___ Raw data
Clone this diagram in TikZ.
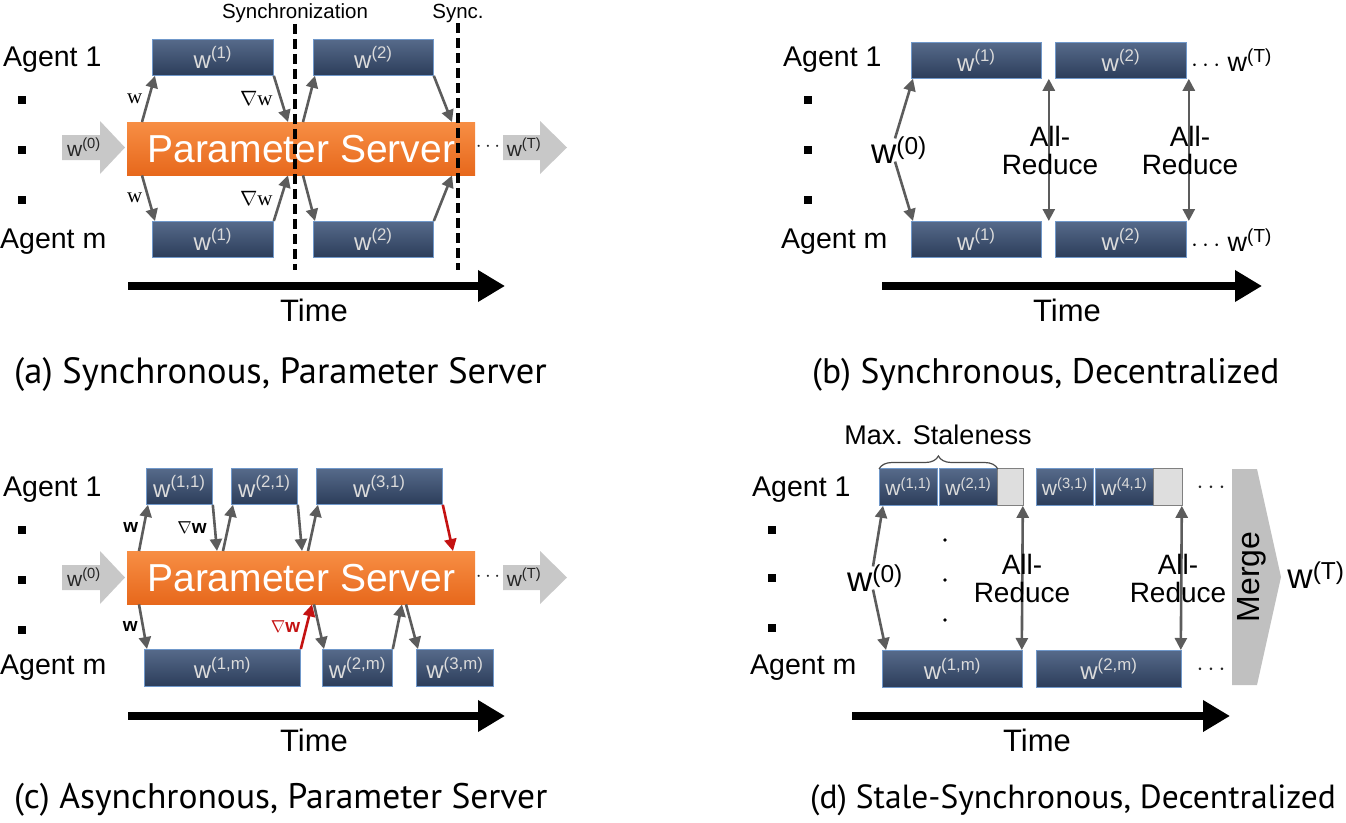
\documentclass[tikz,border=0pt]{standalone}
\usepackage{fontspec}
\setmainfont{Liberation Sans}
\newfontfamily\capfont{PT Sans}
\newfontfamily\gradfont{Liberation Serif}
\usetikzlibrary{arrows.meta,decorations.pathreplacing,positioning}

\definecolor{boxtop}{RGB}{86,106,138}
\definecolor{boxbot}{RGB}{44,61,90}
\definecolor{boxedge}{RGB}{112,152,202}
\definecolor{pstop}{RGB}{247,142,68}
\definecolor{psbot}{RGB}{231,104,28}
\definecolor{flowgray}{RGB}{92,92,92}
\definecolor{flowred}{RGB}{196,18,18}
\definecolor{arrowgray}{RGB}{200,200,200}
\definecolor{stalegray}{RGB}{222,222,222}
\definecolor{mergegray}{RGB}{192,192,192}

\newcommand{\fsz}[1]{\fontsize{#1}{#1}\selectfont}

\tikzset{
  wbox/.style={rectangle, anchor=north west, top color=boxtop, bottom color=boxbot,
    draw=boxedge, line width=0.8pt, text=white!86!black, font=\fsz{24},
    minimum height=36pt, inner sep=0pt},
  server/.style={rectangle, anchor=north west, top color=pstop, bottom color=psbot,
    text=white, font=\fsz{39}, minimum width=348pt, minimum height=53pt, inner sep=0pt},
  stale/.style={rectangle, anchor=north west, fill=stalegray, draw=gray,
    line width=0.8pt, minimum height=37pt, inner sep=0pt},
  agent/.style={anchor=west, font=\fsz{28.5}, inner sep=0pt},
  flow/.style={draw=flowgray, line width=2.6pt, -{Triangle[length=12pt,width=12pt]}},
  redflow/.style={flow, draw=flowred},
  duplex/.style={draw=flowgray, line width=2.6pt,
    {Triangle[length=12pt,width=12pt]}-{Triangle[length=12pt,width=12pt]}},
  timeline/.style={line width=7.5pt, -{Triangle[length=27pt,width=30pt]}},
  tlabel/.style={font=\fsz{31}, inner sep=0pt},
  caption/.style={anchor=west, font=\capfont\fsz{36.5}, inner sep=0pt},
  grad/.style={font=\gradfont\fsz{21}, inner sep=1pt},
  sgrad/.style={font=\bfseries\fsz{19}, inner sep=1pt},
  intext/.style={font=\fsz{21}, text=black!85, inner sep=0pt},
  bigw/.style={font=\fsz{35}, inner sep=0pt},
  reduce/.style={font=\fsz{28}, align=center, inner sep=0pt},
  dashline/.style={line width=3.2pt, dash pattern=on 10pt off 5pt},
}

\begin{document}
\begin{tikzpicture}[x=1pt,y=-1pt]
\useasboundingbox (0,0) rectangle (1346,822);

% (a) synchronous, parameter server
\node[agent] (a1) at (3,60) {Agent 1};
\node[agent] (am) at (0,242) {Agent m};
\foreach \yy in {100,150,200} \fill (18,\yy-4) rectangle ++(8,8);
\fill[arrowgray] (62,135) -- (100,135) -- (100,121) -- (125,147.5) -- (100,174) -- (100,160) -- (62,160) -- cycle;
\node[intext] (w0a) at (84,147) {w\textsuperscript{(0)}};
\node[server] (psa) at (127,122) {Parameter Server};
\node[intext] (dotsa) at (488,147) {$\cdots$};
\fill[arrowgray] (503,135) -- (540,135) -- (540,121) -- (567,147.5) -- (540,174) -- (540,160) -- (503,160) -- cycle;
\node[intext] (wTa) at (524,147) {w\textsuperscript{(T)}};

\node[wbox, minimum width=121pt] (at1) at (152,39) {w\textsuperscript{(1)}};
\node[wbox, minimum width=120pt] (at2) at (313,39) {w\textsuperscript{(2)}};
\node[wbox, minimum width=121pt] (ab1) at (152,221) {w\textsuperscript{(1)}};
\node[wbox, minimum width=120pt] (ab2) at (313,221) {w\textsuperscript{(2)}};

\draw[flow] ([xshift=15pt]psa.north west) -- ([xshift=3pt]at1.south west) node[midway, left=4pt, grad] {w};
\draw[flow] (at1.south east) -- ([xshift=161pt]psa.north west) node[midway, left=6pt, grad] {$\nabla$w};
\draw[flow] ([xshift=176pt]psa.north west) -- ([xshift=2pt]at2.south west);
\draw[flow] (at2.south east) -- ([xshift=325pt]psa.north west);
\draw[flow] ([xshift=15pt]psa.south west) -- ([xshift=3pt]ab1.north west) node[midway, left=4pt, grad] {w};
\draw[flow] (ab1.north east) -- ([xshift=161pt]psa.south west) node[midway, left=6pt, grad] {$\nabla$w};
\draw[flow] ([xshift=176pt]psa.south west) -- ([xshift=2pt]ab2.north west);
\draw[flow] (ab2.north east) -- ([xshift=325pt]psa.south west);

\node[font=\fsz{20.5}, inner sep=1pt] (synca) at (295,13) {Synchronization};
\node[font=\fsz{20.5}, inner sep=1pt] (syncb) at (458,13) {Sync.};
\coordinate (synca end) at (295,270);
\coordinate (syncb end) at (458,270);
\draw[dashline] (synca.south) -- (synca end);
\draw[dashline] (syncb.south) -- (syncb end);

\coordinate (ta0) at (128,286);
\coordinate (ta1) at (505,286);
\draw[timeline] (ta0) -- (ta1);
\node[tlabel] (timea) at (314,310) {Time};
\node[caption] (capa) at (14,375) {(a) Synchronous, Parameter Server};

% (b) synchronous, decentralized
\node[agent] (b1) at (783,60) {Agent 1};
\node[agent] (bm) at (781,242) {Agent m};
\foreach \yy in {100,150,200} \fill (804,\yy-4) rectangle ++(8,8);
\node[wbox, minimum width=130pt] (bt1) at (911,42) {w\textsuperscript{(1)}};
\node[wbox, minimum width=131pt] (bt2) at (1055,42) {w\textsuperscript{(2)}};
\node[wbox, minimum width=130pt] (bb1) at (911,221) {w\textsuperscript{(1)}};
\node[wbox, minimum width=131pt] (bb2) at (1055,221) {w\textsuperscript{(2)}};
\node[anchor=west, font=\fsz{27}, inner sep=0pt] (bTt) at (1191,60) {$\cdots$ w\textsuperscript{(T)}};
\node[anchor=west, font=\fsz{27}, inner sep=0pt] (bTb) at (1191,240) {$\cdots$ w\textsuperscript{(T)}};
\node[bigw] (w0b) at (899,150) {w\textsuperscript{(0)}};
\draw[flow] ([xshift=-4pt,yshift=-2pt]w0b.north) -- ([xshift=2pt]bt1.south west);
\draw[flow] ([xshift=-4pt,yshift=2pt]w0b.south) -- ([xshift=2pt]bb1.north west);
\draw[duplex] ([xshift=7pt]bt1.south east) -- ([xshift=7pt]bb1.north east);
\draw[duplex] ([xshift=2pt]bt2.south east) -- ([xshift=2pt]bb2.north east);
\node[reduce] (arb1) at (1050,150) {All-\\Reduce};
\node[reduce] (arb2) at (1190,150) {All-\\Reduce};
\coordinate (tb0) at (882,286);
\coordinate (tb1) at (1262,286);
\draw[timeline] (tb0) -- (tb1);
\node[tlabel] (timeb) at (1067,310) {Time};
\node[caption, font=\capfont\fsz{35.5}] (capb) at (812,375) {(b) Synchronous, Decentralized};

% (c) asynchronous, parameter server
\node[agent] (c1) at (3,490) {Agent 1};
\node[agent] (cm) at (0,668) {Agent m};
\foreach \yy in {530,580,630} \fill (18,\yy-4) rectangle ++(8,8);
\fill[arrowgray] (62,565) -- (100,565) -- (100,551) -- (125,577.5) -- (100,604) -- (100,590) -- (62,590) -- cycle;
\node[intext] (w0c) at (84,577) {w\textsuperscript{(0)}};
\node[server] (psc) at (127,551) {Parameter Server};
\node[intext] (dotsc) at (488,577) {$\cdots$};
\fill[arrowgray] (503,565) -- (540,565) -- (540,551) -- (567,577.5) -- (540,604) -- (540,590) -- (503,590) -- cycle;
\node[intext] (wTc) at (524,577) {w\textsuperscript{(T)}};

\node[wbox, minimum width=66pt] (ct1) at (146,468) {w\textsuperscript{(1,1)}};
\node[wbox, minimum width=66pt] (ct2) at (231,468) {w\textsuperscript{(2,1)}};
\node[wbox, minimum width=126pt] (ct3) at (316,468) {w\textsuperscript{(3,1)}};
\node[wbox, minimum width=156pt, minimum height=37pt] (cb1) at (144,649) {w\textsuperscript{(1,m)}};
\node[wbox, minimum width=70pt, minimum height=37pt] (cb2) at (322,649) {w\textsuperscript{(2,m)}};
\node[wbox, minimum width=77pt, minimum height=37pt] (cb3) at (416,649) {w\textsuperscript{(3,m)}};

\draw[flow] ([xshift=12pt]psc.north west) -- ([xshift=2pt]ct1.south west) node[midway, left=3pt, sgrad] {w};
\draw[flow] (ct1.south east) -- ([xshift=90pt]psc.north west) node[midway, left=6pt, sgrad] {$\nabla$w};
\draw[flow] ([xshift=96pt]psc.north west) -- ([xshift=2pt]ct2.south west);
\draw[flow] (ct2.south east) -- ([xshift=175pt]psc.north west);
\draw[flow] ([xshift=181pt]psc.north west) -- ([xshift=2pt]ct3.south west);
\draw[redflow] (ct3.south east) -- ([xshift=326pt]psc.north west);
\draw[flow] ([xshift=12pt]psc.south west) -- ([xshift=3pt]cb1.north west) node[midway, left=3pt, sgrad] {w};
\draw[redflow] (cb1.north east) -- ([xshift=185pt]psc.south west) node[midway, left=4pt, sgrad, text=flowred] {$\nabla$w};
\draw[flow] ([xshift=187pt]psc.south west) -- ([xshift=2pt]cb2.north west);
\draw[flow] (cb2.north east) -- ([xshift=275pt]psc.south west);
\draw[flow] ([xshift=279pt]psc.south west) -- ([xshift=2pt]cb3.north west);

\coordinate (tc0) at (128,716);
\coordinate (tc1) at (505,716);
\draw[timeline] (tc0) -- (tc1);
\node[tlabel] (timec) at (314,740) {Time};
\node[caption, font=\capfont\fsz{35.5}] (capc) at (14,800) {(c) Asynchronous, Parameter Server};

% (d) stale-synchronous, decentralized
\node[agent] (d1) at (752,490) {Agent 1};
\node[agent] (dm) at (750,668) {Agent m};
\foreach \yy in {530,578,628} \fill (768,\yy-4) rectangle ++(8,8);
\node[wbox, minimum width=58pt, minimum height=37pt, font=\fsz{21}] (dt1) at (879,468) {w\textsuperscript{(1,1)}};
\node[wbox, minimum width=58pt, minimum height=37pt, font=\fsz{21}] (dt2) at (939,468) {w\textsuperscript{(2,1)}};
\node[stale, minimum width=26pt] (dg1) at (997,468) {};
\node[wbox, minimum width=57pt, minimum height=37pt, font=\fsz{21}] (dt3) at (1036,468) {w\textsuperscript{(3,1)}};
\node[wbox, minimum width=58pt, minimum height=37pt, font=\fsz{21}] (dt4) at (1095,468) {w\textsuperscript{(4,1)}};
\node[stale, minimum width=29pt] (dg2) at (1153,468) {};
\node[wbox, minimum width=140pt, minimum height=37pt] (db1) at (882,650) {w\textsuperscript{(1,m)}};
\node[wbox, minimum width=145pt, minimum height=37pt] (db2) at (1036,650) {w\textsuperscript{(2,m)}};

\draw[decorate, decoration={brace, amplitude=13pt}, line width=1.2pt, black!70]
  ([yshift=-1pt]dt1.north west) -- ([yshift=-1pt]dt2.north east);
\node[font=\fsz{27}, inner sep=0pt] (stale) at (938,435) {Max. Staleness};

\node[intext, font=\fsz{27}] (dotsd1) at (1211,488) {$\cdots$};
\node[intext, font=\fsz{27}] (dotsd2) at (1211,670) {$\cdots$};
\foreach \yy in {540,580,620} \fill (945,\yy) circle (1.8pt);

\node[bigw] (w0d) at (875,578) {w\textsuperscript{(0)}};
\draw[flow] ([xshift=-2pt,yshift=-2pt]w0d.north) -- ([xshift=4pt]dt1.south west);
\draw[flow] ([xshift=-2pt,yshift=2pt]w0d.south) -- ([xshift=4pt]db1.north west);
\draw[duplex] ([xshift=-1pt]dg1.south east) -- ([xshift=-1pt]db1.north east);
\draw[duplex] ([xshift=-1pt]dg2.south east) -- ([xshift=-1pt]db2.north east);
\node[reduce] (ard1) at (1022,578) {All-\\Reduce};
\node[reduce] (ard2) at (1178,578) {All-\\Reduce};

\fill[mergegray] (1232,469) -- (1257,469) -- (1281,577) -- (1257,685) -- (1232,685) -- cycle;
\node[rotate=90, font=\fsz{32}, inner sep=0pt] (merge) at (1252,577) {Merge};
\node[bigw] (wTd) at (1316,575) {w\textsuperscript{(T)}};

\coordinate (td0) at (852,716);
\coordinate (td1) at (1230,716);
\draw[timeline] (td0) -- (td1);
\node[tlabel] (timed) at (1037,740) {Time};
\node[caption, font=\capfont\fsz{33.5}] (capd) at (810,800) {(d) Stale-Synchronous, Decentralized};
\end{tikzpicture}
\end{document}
______
To do -
Leave out any pictures, please, and quote only the lines from the top of the data through the line that contains "(0,0) rectangle (1346,822);".

Answer -
Clone this diagram in TikZ.
\documentclass[tikz,border=0pt]{standalone}
\usepackage{fontspec}
\setmainfont{Liberation Sans}
\newfontfamily\capfont{PT Sans}
\newfontfamily\gradfont{Liberation Serif}
\usetikzlibrary{arrows.meta,decorations.pathreplacing,positioning}

\definecolor{boxtop}{RGB}{86,106,138}
\definecolor{boxbot}{RGB}{44,61,90}
\definecolor{boxedge}{RGB}{112,152,202}
\definecolor{pstop}{RGB}{247,142,68}
\definecolor{psbot}{RGB}{231,104,28}
\definecolor{flowgray}{RGB}{92,92,92}
\definecolor{flowred}{RGB}{196,18,18}
\definecolor{arrowgray}{RGB}{200,200,200}
\definecolor{stalegray}{RGB}{222,222,222}
\definecolor{mergegray}{RGB}{192,192,192}

\newcommand{\fsz}[1]{\fontsize{#1}{#1}\selectfont}

\tikzset{
  wbox/.style={rectangle, anchor=north west, top color=boxtop, bottom color=boxbot,
    draw=boxedge, line width=0.8pt, text=white!86!black, font=\fsz{24},
    minimum height=36pt, inner sep=0pt},
  server/.style={rectangle, anchor=north west, top color=pstop, bottom color=psbot,
    text=white, font=\fsz{39}, minimum width=348pt, minimum height=53pt, inner sep=0pt},
  stale/.style={rectangle, anchor=north west, fill=stalegray, draw=gray,
    line width=0.8pt, minimum height=37pt, inner sep=0pt},
  agent/.style={anchor=west, font=\fsz{28.5}, inner sep=0pt},
  flow/.style={draw=flowgray, line width=2.6pt, -{Triangle[length=12pt,width=12pt]}},
  redflow/.style={flow, draw=flowred},
  duplex/.style={draw=flowgray, line width=2.6pt,
    {Triangle[length=12pt,width=12pt]}-{Triangle[length=12pt,width=12pt]}},
  timeline/.style={line width=7.5pt, -{Triangle[length=27pt,width=30pt]}},
  tlabel/.style={font=\fsz{31}, inner sep=0pt},
  caption/.style={anchor=west, font=\capfont\fsz{36.5}, inner sep=0pt},
  grad/.style={font=\gradfont\fsz{21}, inner sep=1pt},
  sgrad/.style={font=\bfseries\fsz{19}, inner sep=1pt},
  intext/.style={font=\fsz{21}, text=black!85, inner sep=0pt},
  bigw/.style={font=\fsz{35}, inner sep=0pt},
  reduce/.style={font=\fsz{28}, align=center, inner sep=0pt},
  dashline/.style={line width=3.2pt, dash pattern=on 10pt off 5pt},
}

\begin{document}
\begin{tikzpicture}[x=1pt,y=-1pt]
\useasboundingbox (0,0) rectangle (1346,822);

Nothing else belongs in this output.